The gunmen who killed 12 people in the attack on French magazine Charlie Hebdo are now dead after battles with police that claimed yet more innocent victims. The world stands in solidarity with France and its media, and rightly so. Nothing justifies answering the barbs of a cartoonist’s pen with the bullets of a Kalashnikov.
But as the outrage dissolves and the mourning ends, the question will remain: What is the right relationship between free speech and a free society? Freedom of speech is never absolute. There are restrictions for hate speech, libel, state secrets, and so on. A blanket insistence on free speech at all costs is no less dogmatic than a blanket insistence on sharia law. Charlie Hebdo’s brand of satire was arguably racist and deliberately provocative. What we are defending when we defend its journalists is not their right to publish without limits, but their right not to get killed for doing it.

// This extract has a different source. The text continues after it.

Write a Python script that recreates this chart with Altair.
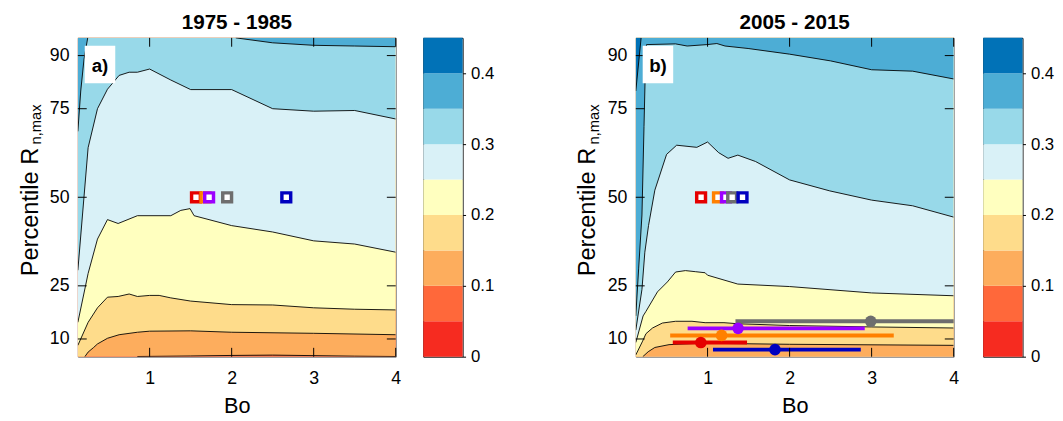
import altair as alt
import pandas as pd

FONT = "Liberation Sans"
W, H = 323, 324
X0, X1 = 0.125, 4.0
Y0, Y1 = 5.0, 95.0
X_TICKS = [1, 2, 3, 4]
Y_TICKS = [10, 25, 50, 75, 90]

LEVELS = [0, 0.05, 0.1, 0.15, 0.2, 0.25, 0.3, 0.35, 0.4, 0.45]
LEVEL_COLORS = ["#F62B20", "#FF683A", "#FDAD5D", "#FEDC8B", "#FFFFBF",
                "#D9F1F7", "#98D9E9", "#4DADD5", "#0172B7"]
CBAR_TICKS = [0, 0.1, 0.2, 0.3, 0.4]

GROUPS = ["red", "orange", "purple", "gray", "blue"]
GROUP_COLORS = ["#E50000", "#FF8000", "#9B00FF", "#6E6E6E", "#0000BF"]

# ---- panel a contour lines (level -> pieces of x, y) ----
A_C10_X = [0.85, 1.5, 2.0, 2.5, 3.0, 3.5, 4.0]
A_C10_Y = [5.05, 5.2, 5.35, 5.45, 5.3, 5.15, 5.05]
A_C15_X = [0.21, 0.25, 0.317, 0.364, 0.486, 0.628, 0.851, 1.0, 1.5, 2.0, 3.0, 4.0]
A_C15_Y = [5.0, 6.3, 7.6, 8.6, 10.2, 11.2, 11.9, 12.2, 12.3, 11.9, 11.6, 11.2]
A_C20_X = [0.125, 0.25, 0.364, 0.486, 0.616, 0.75, 0.851, 1.0, 1.116, 1.258, 1.5, 2.0, 2.5, 3.0, 3.5, 4.0]
A_C20_Y = [8.2, 14.7, 18.8, 21.8, 22.0, 22.7, 22.0, 22.3, 22.3, 21.6, 20.7, 19.7, 19.6, 18.8, 18.4, 18.2]
A_C25_X = [0.125, 0.25, 0.364, 0.486, 0.616, 0.851, 1.258, 1.38, 1.493, 1.542, 2.0, 2.5, 3.0, 3.5, 4.0]
A_C25_Y = [14.7, 28.5, 38.2, 43.7, 42.6, 44.8, 44.8, 46.3, 46.8, 44.8, 42.0, 40.2, 37.7, 36.8, 34.5]
A_C30_X = [0.125, 0.25, 0.364, 0.486, 0.628, 0.75, 0.851, 1.0, 1.258, 1.5, 2.0, 2.5, 3.0, 3.5, 4.0]
A_C30_Y = [29.4, 64.0, 75.0, 80.5, 84.4, 85.3, 85.3, 86.2, 83.1, 80.4, 80.4, 75.0, 74.3, 74.5, 72.1]
A_C35L_X = [0.125, 0.16, 0.2, 0.245]
A_C35L_Y = [68.6, 80.0, 89.0, 95.0]
A_C35R_X = [2.05, 2.5, 3.0, 3.5, 4.0]
A_C35R_Y = [95.0, 93.6, 92.9, 92.7, 92.5]

# ---- panel b contour lines ----
B_C15_X = [0.21, 0.276, 0.357, 0.53, 0.93, 2.0, 4.0]
B_C15_Y = [5.0, 6.4, 7.6, 8.4, 8.8, 8.5, 8.2]
B_C20_X = [0.125, 0.208, 0.249, 0.329, 0.449, 0.61, 0.81, 0.97, 1.2, 1.368, 2.0, 3.0, 4.0]
B_C20_Y = [5.5, 9.4, 11.5, 13.1, 14.5, 15.0, 15.0, 14.6, 14.6, 14.3, 13.8, 13.4, 13.1]
B_C25_X = [0.125, 0.214, 0.249, 0.389, 0.51, 0.61, 0.73, 0.85, 0.97, 1.0, 1.368, 2.0, 3.0, 4.0]
B_C25_Y = [9.0, 16.5, 17.8, 23.3, 26.1, 28.9, 29.3, 29.0, 28.7, 28.0, 25.5, 24.8, 23.0, 22.2]
B_C30_X = [0.125, 0.2, 0.235, 0.28, 0.357, 0.5, 0.623, 0.869, 1.0, 1.135, 1.25, 1.369, 1.585, 2.0, 2.49, 3.0, 3.5, 4.0]
B_C30_Y = [12.5, 24.0, 34.5, 42.0, 52.0, 62.1, 64.7, 64.1, 65.6, 62.6, 61.0, 61.9, 60.1, 54.9, 51.8, 49.2, 47.6, 44.4]
B_C35_X = [0.125, 0.16, 0.2, 0.225, 0.24, 0.255, 0.61, 0.751, 0.992, 1.113, 1.213, 1.494, 2.0, 2.5, 3.0, 3.5, 4.0]
B_C35_Y = [16.5, 30.0, 45.0, 70.0, 85.0, 93.1, 93.3, 92.7, 93.1, 93.4, 92.7, 92.0, 90.4, 88.5, 86.0, 85.6, 83.4]
B_C40_X = [0.125, 0.19]
B_C40_Y = [80.0, 95.0]

# ---- markers ----
SQ_Y = 50
A_SQ_X = [1.565, 1.681, 1.725, 1.945, 2.666]
B_SQ_X = [0.921, 1.127, 1.224, 1.300, 1.426]
B_DOT_X = [0.918, 1.171, 1.372, 2.989, 1.822]
B_LO = [0.576, 0.544, 0.757, 1.340, 1.066]
B_HI = [1.481, 3.27, 2.916, 4.5, 2.868]
B_Y = [9, 11, 13, 15, 7]

A_CONTOURS = [
    (2, [(A_C10_X, A_C10_Y)]),
    (3, [(A_C15_X, A_C15_Y)]),
    (4, [(A_C20_X, A_C20_Y)]),
    (5, [(A_C25_X, A_C25_Y)]),
    (6, [(A_C30_X, A_C30_Y)]),
    (7, [(A_C35L_X, A_C35L_Y), (A_C35R_X, A_C35R_Y)]),
]
B_CONTOURS = [
    (3, [(B_C15_X, B_C15_Y)]),
    (4, [(B_C20_X, B_C20_Y)]),
    (5, [(B_C25_X, B_C25_Y)]),
    (6, [(B_C30_X, B_C30_Y)]),
    (7, [(B_C35_X, B_C35_Y)]),
    (8, [(B_C40_X, B_C40_Y)]),
]

xscale = alt.Scale(domain=[X0, X1], nice=False, zero=False)
yscale = alt.Scale(domain=[Y0, Y1], nice=False, zero=False)
xaxis = alt.Axis(values=X_TICKS, title="Bo", titleFontSize=22, titleFontWeight="normal",
                 titleColor="black", labelFontSize=18, labelColor="black", ticks=False,
                 domain=False, grid=False, labelPadding=13, titlePadding=9, labelFlush=False)
yaxis = alt.Axis(values=Y_TICKS, title=None, labelFontSize=18, labelColor="black",
                 ticks=False, domain=False, grid=False, labelPadding=9)


def X(f):
    return alt.X(f, type="quantitative", scale=xscale, axis=xaxis)


def Y(f):
    return alt.Y(f, type="quantitative", scale=yscale, axis=yaxis)


def area_df(pieces):
    xs, ys = [], []
    for px, py in pieces:
        xs += list(px)
        ys += list(py)
    if xs[0] > X0:
        xs.insert(0, X0)
        ys.insert(0, ys[0])
    if xs[-1] < X1:
        xs.append(X1)
        ys.append(ys[-1])
    return pd.DataFrame({"x": xs, "y": ys})


def panel(title, label, contours, base_idx, sq_x, bars):
    layers = []
    base = pd.DataFrame({"x": [X0], "x2": [X1], "y": [Y0], "y2": [Y1]})
    layers.append(alt.Chart(base).mark_rect(color=LEVEL_COLORS[base_idx]).encode(
        x=X("x"), x2="x2", y=Y("y"), y2="y2"))
    rows = []
    for idx, pieces in contours:
        layers.append(alt.Chart(area_df(pieces)).mark_area(
            color=LEVEL_COLORS[idx], clip=True, interpolate="linear").encode(
            x=X("x"), y=Y("y"), y2=alt.datum(Y1)))
        for k, (px, py) in enumerate(pieces):
            for i, (a, b) in enumerate(zip(px, py)):
                rows.append({"x": a, "y": b, "piece": f"{idx}-{k}", "i": i})
    layers.append(alt.Chart(pd.DataFrame(rows)).mark_line(
        color="black", strokeWidth=0.9, clip=True).encode(
        x=X("x"), y=Y("y"), detail="piece:N", order="i:Q"))

    gscale = alt.Scale(domain=GROUPS, range=GROUP_COLORS)
    if bars is not None:
        dot_x, lo, hi, yv = bars
        bdf = pd.DataFrame({"g": GROUPS, "x": dot_x, "lo": lo, "hi": hi, "y": yv})
        layers.append(alt.Chart(bdf).mark_rule(strokeWidth=4, clip=True).encode(
            x=X("lo"), x2="hi", y=Y("y"),
            color=alt.Color("g:N", scale=gscale, legend=None)))
        layers.append(alt.Chart(bdf).mark_circle(size=140, opacity=1).encode(
            x=X("x"), y=Y("y"),
            color=alt.Color("g:N", scale=gscale, legend=None)))

    sdf = pd.DataFrame({"g": GROUPS, "x": sq_x, "y": [SQ_Y] * 5})
    layers.append(alt.Chart(sdf).mark_point(
        shape="square", size=80, strokeWidth=3.5, fill="white", filled=False, opacity=1).encode(
        x=X("x"), y=Y("y"), stroke=alt.Color("g:N", scale=gscale, legend=None)))

    tx = pd.DataFrame({"v": X_TICKS})
    ty = pd.DataFrame({"v": Y_TICKS})
    layers.append(alt.Chart(tx).mark_rule(color="black").encode(
        x=X("v"), y=alt.value(H), y2=alt.value(H - 9)))
    layers.append(alt.Chart(tx).mark_rule(color="black").encode(
        x=X("v"), y=alt.value(0), y2=alt.value(9)))
    layers.append(alt.Chart(ty).mark_rule(color="black").encode(
        y=Y("v"), x=alt.value(0), x2=alt.value(9)))
    layers.append(alt.Chart(ty).mark_rule(color="black").encode(
        y=Y("v"), x=alt.value(W), x2=alt.value(W - 9)))

    one = pd.DataFrame({"k": [0]})
    layers.append(alt.Chart(one).mark_rect(fill="white").encode(
        x=alt.value(7), x2=alt.value(38), y=alt.value(8), y2=alt.value(46)))
    layers.append(alt.Chart(one).mark_text(
        text=label, fontSize=19, fontWeight="bold", align="center", baseline="middle",
        color="black").encode(x=alt.value(22.5), y=alt.value(29)))
    layers.append(alt.Chart(one).mark_text(
        text="Percentile R", fontSize=24, angle=270, align="center", baseline="alphabetic",
        color="black").encode(x=alt.value(-41), y=alt.value(177)))
    layers.append(alt.Chart(one).mark_text(
        text="n,max", fontSize=15, angle=270, align="center", baseline="alphabetic",
        color="black").encode(x=alt.value(-37), y=alt.value(88)))

    return alt.layer(*layers).properties(
        width=W, height=H,
        title=alt.TitleParams(title, fontSize=21, fontWeight="bold", color="black",
                              anchor="middle", offset=5))


def colorbar():
    cdf = pd.DataFrame({"lo": LEVELS[:-1], "hi": LEVELS[1:], "c": LEVEL_COLORS})
    return alt.Chart(cdf).mark_rect().encode(
        y=alt.Y("lo:Q", scale=alt.Scale(domain=[0, 0.45], nice=False, zero=False),
                axis=alt.Axis(orient="right", values=CBAR_TICKS, format="~g", title=None,
                              labelFontSize=17, labelColor="black", tickSize=3,
                              tickColor="black", domain=False, grid=False, labelPadding=5)),
        y2="hi:Q",
        x=alt.value(0), x2=alt.value(40),
        color=alt.Color("c:N", scale=None),
    ).properties(width=40, height=H, view=alt.ViewBackground(stroke="black", strokeWidth=1))


pa = panel("1975 - 1985", "a)", A_CONTOURS, 1, A_SQ_X, None)
pb = panel("2005 - 2015", "b)", B_CONTOURS, 2, B_SQ_X, (B_DOT_X, B_LO, B_HI, B_Y))

left = alt.hconcat(pa, colorbar(), spacing=21)
right = alt.hconcat(pb, colorbar(), spacing=23)
chart = alt.hconcat(left, right, spacing=82).properties(
    padding={"left": 10, "top": 0, "right": 0, "bottom": 0},
    background="white",
).configure(font=FONT).configure_view(stroke="#6A6A6A", strokeWidth=1)

chart.save("out.html", embed_options={"renderer": "svg", "actions": False})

American graphic journalist Joe Sacco addressed this elegantly in a cartoon published on Friday. After affirming—and exercising—his right to vilify Muslims, Jews, black people, and anyone else, he wrote, “But perhaps when we tire of holding up our middle finger we can try to think about why the world is the way it is and what it is about Muslims in this time and place that makes them unable to laugh off a mere image. And if we answer, ‘Because something is deeply wrong with them’—certainly something was deeply wrong with the killers—then let us drive them from their homes and into the sea… for that is going to be far easier than sorting out how we fit in each other’s world.”